Erst 1988 wurde die Kirche den Gläubigen zurückgegeben. In den 1990er Jahren entstand dann auch in Memel eine Reihe neuer katholischer Kirchen. Bis heute gehört die Stadt Memel jedoch zum Leidwesen der dort lebenden fast 100.000 Katholiken zum katholischen Bistum Telsche [Telšiai]. Diese Stadt hat noch nicht einmal 25.000 Katholiken. 

Umso mehr freuten sich die Katholiken in Memel, als 2021 mit Kulbokas erstmals einer der Ihren durch Kardinal Pietro Parolin in Wilna zum Erzbischof geweiht und kurz darauf zum Apostolischen Nuntius in der Ukraine ernannt wurde. Kulbokas war nach dem Abitur in Memel 1992 ins Priesterseminar von Telsche eingetreten. Von 1994 bis 2004 hat er in Rom studiert, wo er den Titel eines Lizentiaten in Kirchenrecht und eines Doktors der Theologie erwarb. Am 19. Juli 1998 war er zum Priester geweiht worden. Nach einer Zusatzausbildung an der Päpstlichen Akademie für den diplomatischen Dienst arbeitete Kulbokas ab 2004 im Außenamt des Vatikans im Libanon, in den Niederlanden, in der Russischen Föderation, im Büro des vatikanischen Staatssekretariats für die Beziehungen zu den Staaten und in Kenia. 

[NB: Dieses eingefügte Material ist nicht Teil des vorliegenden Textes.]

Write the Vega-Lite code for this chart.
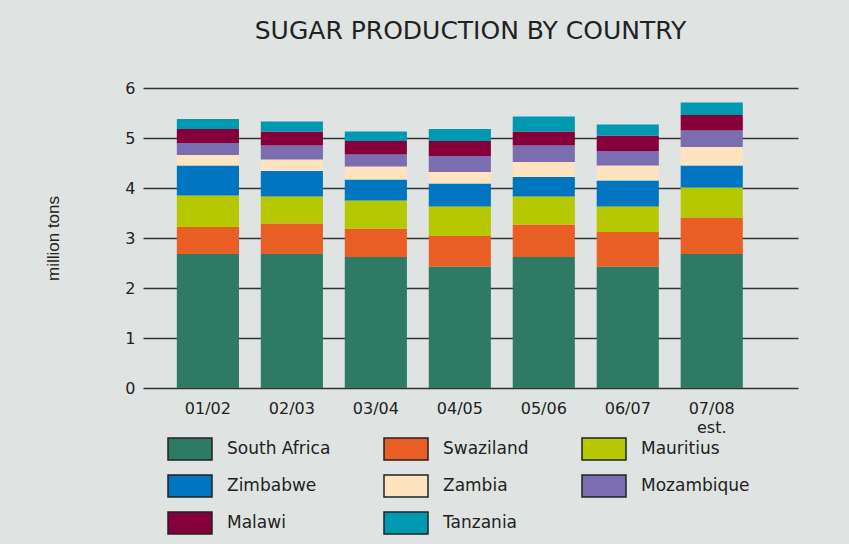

Tage- und nächtelang im Bunker

Im Interview mit der litauischen Zeitung „Laikmetis“ erklärte Kulbokas, warum er in Kiew geblieben ist. Sein Auftrag als Botschafter des Heiligen Stuhls habe zwei Aspekte. Es sei ein Auftrag an die ukrainische Regierung und an die ukrainischen Kirchen. Deshalb sei seine Aufgabe als Bischof auch eine pastorale. Wie Pfarrer und Priester sollte auch ein Bischof bei seinem Volk sein. Die Tage zu Beginn des Krieges seien schwierig gewesen, vor allem bei Luftangriffen habe man die Schutzkeller oder die U-Bahn aufsuchen müssen. Dort habe er auch manchmal Gottesdienste geleitet. Bei unklarer Situation kam es vor, dass der Nuntius tage- und nächtelang in den Schutzräumen verbracht hat. Manchmal sei sogar der Kontakt zum Vatikan abgebrochen. Dann sei es nur noch darum gegangen, wie bei allen Bürgern Kiews, zu überleben.

Auch weil der Nuntius des Papstes in Kiew geblieben ist, konnte Kardinal Parolin vor der UN-Generalversammlung verkünden, dass der Heilige Stuhl bereit sei, eine Plattform für den Dialog zwischen der Ukraine und Russland zu sein. Es sei gerade in der Hochphase des Krieges sehr wichtig eine offene Plattform zu haben, erklärte der Nuntius. Der Heilige Stuhl sei stets um Dialogmöglichkeiten bemüht. Aber man könne nichts erzwingen.